[Collection entries]
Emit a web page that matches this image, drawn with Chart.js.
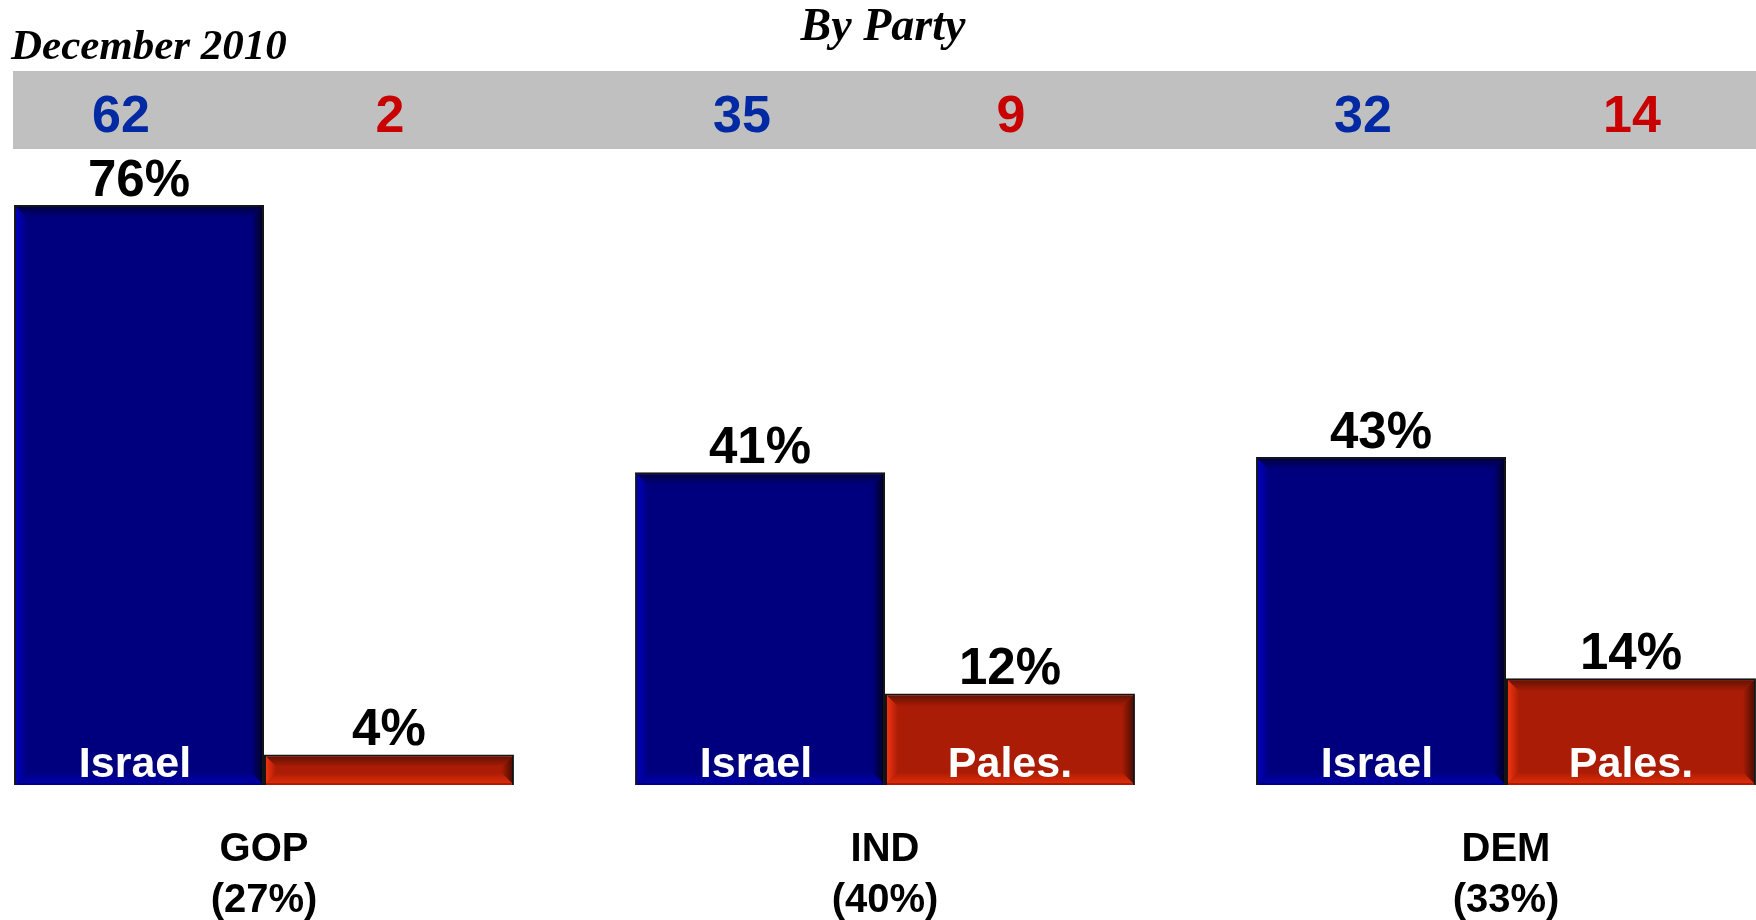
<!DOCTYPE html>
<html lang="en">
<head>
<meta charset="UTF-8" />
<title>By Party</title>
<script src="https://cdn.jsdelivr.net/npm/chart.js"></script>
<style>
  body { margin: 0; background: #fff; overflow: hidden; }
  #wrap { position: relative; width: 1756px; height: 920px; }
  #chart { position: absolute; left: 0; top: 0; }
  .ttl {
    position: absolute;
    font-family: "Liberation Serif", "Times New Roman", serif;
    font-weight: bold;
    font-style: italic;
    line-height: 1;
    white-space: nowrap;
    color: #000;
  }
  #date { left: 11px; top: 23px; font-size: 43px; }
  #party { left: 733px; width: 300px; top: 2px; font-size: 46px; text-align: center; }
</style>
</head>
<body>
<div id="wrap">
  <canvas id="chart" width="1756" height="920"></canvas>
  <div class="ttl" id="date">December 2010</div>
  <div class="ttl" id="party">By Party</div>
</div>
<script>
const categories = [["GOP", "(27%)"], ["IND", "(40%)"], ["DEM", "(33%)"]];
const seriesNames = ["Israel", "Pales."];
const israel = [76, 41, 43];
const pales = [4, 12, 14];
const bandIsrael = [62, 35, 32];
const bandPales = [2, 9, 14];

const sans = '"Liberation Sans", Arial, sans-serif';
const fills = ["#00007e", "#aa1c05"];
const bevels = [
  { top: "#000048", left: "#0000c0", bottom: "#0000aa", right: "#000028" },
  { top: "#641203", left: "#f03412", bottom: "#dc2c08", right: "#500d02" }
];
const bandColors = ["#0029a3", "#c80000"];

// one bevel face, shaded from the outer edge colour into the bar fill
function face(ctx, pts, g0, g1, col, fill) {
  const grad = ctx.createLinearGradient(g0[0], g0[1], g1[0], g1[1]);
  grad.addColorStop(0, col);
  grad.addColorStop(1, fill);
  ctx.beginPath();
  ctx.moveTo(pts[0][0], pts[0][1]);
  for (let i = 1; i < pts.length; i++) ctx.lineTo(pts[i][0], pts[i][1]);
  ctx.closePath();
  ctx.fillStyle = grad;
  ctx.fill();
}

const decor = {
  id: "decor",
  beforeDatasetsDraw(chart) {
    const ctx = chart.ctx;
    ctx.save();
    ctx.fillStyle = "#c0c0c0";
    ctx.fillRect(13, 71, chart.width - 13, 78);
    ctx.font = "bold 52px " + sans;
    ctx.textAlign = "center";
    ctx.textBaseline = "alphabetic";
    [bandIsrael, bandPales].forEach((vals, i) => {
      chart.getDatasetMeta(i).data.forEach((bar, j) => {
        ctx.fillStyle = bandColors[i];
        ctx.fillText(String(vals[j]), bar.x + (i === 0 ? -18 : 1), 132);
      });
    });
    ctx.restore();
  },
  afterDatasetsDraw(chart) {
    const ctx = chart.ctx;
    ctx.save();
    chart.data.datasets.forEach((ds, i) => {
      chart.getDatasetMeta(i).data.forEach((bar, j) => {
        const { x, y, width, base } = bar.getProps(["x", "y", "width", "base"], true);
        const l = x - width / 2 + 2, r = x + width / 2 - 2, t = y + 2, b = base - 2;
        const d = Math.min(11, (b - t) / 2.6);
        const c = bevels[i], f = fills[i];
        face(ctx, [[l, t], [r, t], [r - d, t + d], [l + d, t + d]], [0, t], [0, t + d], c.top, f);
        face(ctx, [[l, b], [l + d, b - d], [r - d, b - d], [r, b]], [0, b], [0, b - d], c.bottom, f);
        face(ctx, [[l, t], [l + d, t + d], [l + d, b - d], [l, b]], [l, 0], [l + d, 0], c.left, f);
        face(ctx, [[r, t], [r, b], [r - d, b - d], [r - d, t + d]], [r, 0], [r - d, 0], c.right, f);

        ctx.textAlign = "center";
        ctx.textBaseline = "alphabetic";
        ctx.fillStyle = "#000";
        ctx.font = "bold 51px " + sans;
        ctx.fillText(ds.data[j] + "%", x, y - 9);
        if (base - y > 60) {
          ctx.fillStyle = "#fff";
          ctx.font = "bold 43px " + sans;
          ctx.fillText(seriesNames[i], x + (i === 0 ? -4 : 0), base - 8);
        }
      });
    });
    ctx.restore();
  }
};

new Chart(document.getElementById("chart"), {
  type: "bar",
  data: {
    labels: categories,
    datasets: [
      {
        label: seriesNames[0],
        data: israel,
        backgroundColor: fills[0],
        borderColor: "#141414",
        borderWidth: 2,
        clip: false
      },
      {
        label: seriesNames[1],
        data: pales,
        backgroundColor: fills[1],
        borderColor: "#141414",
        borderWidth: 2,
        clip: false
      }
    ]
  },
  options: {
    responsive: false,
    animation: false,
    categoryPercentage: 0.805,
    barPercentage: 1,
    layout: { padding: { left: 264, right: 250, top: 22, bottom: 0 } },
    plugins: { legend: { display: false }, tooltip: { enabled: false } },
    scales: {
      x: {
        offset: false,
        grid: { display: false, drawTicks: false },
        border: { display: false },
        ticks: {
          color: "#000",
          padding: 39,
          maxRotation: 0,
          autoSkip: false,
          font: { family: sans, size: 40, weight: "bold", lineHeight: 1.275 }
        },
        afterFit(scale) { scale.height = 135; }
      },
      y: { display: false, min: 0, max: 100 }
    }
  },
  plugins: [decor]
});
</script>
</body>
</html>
--
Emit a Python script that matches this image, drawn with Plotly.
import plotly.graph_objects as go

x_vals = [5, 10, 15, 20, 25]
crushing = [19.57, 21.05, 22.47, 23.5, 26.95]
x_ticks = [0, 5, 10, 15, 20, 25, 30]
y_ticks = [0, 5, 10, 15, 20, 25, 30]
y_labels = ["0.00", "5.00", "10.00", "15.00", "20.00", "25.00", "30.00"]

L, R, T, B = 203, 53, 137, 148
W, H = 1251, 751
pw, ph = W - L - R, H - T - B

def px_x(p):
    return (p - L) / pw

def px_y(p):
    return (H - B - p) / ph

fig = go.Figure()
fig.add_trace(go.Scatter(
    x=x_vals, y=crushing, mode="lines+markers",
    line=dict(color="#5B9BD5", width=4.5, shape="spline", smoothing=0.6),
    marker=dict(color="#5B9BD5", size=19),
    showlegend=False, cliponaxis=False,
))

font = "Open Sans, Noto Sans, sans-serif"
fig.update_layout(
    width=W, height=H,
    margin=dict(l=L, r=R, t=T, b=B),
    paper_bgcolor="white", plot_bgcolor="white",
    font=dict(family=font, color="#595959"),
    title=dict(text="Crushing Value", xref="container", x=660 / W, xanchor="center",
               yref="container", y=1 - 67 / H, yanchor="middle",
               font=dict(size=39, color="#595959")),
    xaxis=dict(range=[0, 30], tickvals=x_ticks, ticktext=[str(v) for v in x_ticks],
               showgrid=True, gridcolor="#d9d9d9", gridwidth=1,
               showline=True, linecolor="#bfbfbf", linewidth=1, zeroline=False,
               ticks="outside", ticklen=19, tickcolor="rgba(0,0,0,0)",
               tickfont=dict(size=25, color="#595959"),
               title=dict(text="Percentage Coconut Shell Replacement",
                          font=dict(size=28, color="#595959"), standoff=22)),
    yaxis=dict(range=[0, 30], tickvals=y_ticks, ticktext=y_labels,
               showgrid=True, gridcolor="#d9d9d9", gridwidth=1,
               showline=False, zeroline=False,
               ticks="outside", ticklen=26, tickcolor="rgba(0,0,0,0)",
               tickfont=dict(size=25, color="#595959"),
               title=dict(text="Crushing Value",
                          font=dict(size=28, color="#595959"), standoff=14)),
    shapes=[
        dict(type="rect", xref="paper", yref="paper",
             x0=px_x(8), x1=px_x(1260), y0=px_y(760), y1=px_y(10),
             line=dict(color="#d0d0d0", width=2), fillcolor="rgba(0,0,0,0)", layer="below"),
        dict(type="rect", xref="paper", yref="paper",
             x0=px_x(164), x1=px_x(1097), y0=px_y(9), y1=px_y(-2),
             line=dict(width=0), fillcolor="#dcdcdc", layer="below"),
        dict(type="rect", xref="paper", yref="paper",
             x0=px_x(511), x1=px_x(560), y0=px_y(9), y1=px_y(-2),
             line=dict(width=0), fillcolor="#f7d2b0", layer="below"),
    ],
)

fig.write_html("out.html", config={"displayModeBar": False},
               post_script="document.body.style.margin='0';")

Exercise requirements – Give the number of lines containing the word "image". No other answer is needed.

Expected answer – 2